This repository hosts the code used to analyze gut microbioma data for the Paper "Toward Precision Oncology: Machine and Deep Learning Prediction of Immunotherapy Response from Gut Microbiome Profiles".
Authors:
- Giovanni Cappelletti (mail: giovanni.cappelletti@unimore.it)
- Matteo Lombardi (mail: matteo.lombardi@unimore.it)
SuperResponder/
├── analysis # Contains data analysis code, including SHAP features extractor
│ ├── clustering.py # Clustering methods grouped in a class. Not used for the paper
│ ├── correlation.py # Methods to analyze correlation between metadata
│ ├── dim_reduction.py # Dimensionality reduction methods such as PCA, KPCA
│ └── explainability.py # SHAP explainer wrapper class
├── config # Contains yaml config files used to quickly change experiment configurations
├── datasets # Data folder, must be created to host the data file (e.g. CSV files).
├── fileio # Helper methods for reading and writing files
│ ├── df_loader.py # Loads and saves data in memory, handling some preprocessing steps
│ └── serialization.py # Utils to write results files to disk
├── logger # Logging methods
├── models # Classes to handle models hyperparams from configs file and cross validation
│ ├── component_registry.py # Maps strings to class names for quick config changes
│ ├── models.py # Code to handle models and cross validation
│ └── suggestion_functions.py # Utils functions for Optuna package
├── preprocessing # Helper methods to preprocess data
│ ├── preprocess.py # Sklearn pipeline builder
│ └── transformers.py # Preprocessing functions (CLR, scaling)
├── scripts # Experiments
├── utils # Utils methods
│ ├── splitter.py # Splits data into train/test sets based on yaml config file
│ ├── utils.py # Miscellaneous utilities functions
│ └── validators.py # Config files sanity checkers
├── visualization # Plotting functions
├── environment.yml # Conda env config file to recreate environment. Includes pip dependencies
└── requirements.txt # Pip dependencies file
Create a conda environment using the yml file:
conda env create -f environment.yml
It should also install the required pip packages.

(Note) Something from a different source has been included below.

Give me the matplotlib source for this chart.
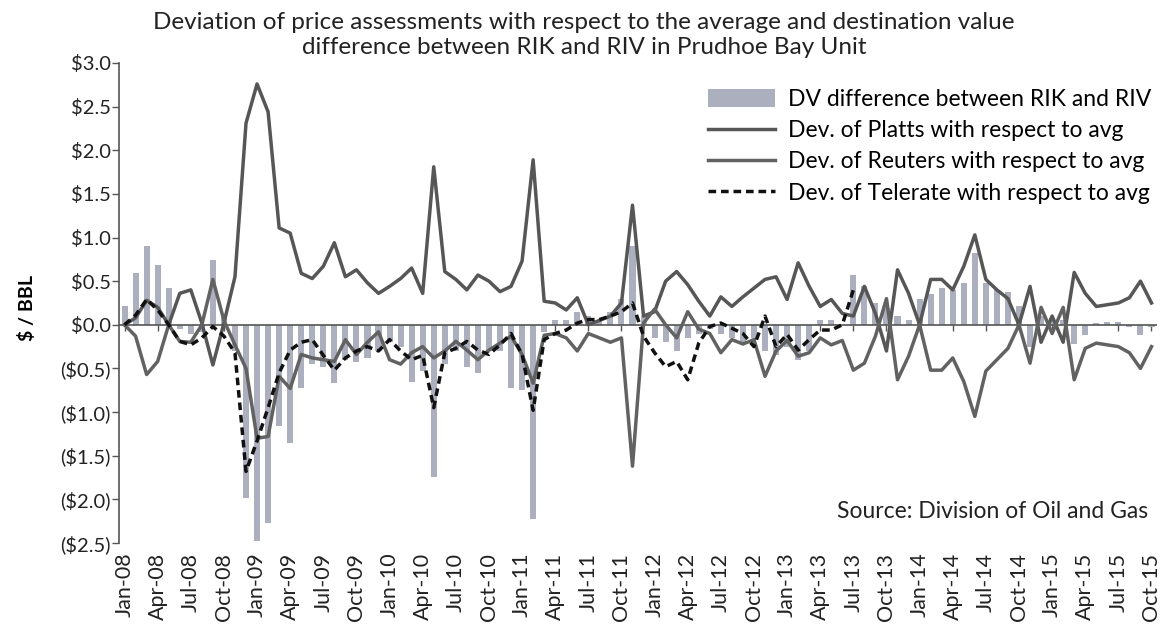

If it does not, enter the environment and install pip dependencies manually:
conda activate responder
pip install -r requirements.txt
The repo is heavily based on and inspired by the scikit-learn package. Supported models now include:
- Logistic Regression
- Ridge Regression
- Support Vector Machines
- Multi Layer Perceptron
- Random Forest
- Extra Trees
- XGBoost
Not all of these models were heavily tested, so there might be some instabilities/bugs. Feel free to open an Issue if you notice problems.
The scripts folders contains the code of the experiments used to produce results reported in the paper. In particular, models/feature_ablation_study.py contains the SHAP top features study code and models/top_features.py the top bacteria species intersection study.
Create a folder named datasets and copy the data file into it. You can find the CSV file here:
https://drive.google.com/file/d/1pTqmrwlL63eZ5uwnWHAa9V0f3pa5MduM/view?usp=drive_link
Please send a request to access the file specifying your name, institution affiliation and research interest, we will then share the data file with you.
To run the experiments, first modify the config files to your need. For example, to change the models hyperparameter grid search space, change the models.yaml config file. Refer to the component registry under the models folder for info on how to write each class name in the conf file.
Simply launch the scripts with:
python models/feature_ablation_study.py
python models/top_features.py
If you want to contribute to this project, please first check if a feature is not already implemented, then open a Pull Request with your changes. We will evaluate the changes and eventually integrate them into our project.
This project is licensed under the CC BY-NC-SA 4.0 License. See the LICENSE file for details.
This repository is the official implementation of the following paper, currently submitted at Artificial Intelligence in Medicine:
Cappelletti, G., et al. "Toward Precision Oncology: Machine and Deep Learning Prediction of Immunotherapy Response from Gut Microbiome Profiles." (2026). Submitted for publication.
DISCLAIMER: This repository was primarily developed as a refactoring excercise for one of the authors, so most features may seem overengineered and unnecessary. The work is a combination of multiple repos merged into one, so some parts may feel detached from others (e.g. clustering).
This work is based on Scikit-Learn python package, so we thank the authors for their great work.
The code structure is inspired by MMSegmentation, but has no affiliations with it, neither does it use methods from openmmlab repositories. It was merely an inspiration on how to structure the code, thanks to the author for their great work.